Why Is D.C.'s Metropolitan Branch Bike Trail Taking So Long to Build?

Despite the lack of on-the-ground progress for more than two years, Washington D.C. transportation officials say the Metropolitan Branch Trail is not languishing in planning rooms and that funding has been budgeted to complete the D.C. portion of the eight-mile, off-street bicycling and pedestrian path.

The MBT currently winds its way through Northeast Washington, rising near Metro tracks and above busy roads between Union Station and the Brookland neighborhood, about one-and-a-half miles of an asphalt-covered pathway. The final 6.5 miles from Brookland to the Silver Spring Transit Center, currently a combination of off-road and interim routes that take bicyclists onto crowded streets, are years from completion.

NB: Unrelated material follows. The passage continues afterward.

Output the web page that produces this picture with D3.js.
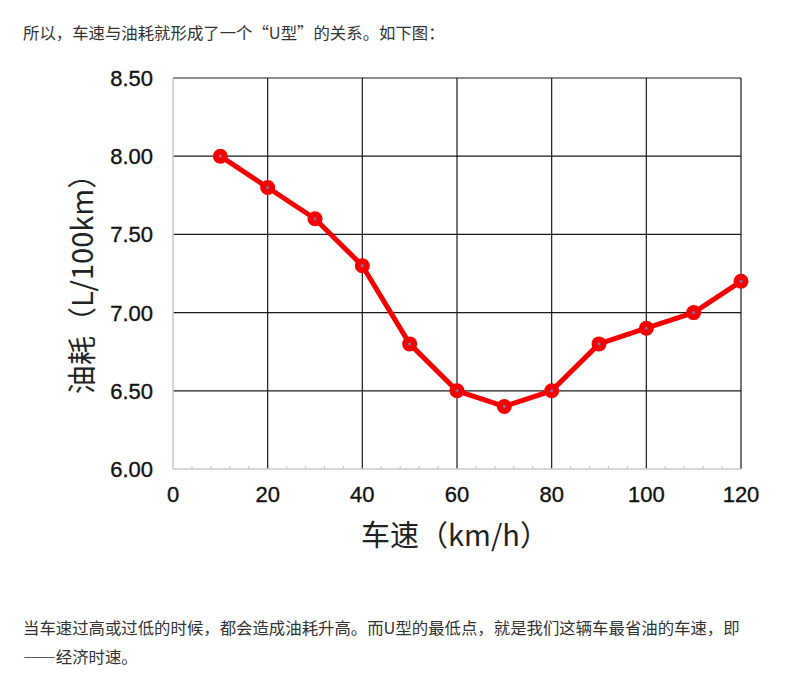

“We still have a gap from Fort Totten to the D.C. line,” said Shane Farthing, the executive director of the Washington Area Bicyclist Association, who has criticized the D.C. Department of Transportation for the slow progress. “It is a point of frustration that the northern segment isn’t moving a little faster and that we don’t have designs a little further along.”

DDOT is currently negotiating an agreement with the National Park Service to allow the trail to traverse federal land in Fort Totten. Funding has been established to complete construction of the trail in D.C. in the fiscal '15 and '16 budgets, said Sam Zimbabwe, DDOT’s head of policy, planning, and sustainability.

“We are making good progress now. We’re moving forward with design. We’re going to be out in the community hopefully this fall talking about the design process and getting people engaged,” he said.

To cycling advocates, speedier completion of the Met Branch Trail will make it safer, especially after a bicyclist was beaten by a group of teenagers on his way home to Silver Spring earlier this month.

“Trails get safer the more people ride them because you have people out there on bikes, on foot, walking their dog at all times of day, and there isn’t the same opportunity for someone to do something illegal and get away with it,” said Farthing, who said the MBT sees approximately 15,000 annual trips.

Farthing said DDOT’s internal decision-making structure does not prioritize bike/pedestrian projects.

“Inside DDOT most of the bike and pedestrian expertise is put within their planning division. So once something is planned, it then has to move to their implementation and engineering division. There isn’t the same focus on bike and pedestrian issues within the engineering group,” he said.

DDOT officials declined to comment on its internal structure, but Zimbabwe said the Met Branch Trail is not languishing.

“That is certainly not our feeling from within DDOT. We’ve got a lot of projects going on in the District and we continue to make progress on all of them,” he said.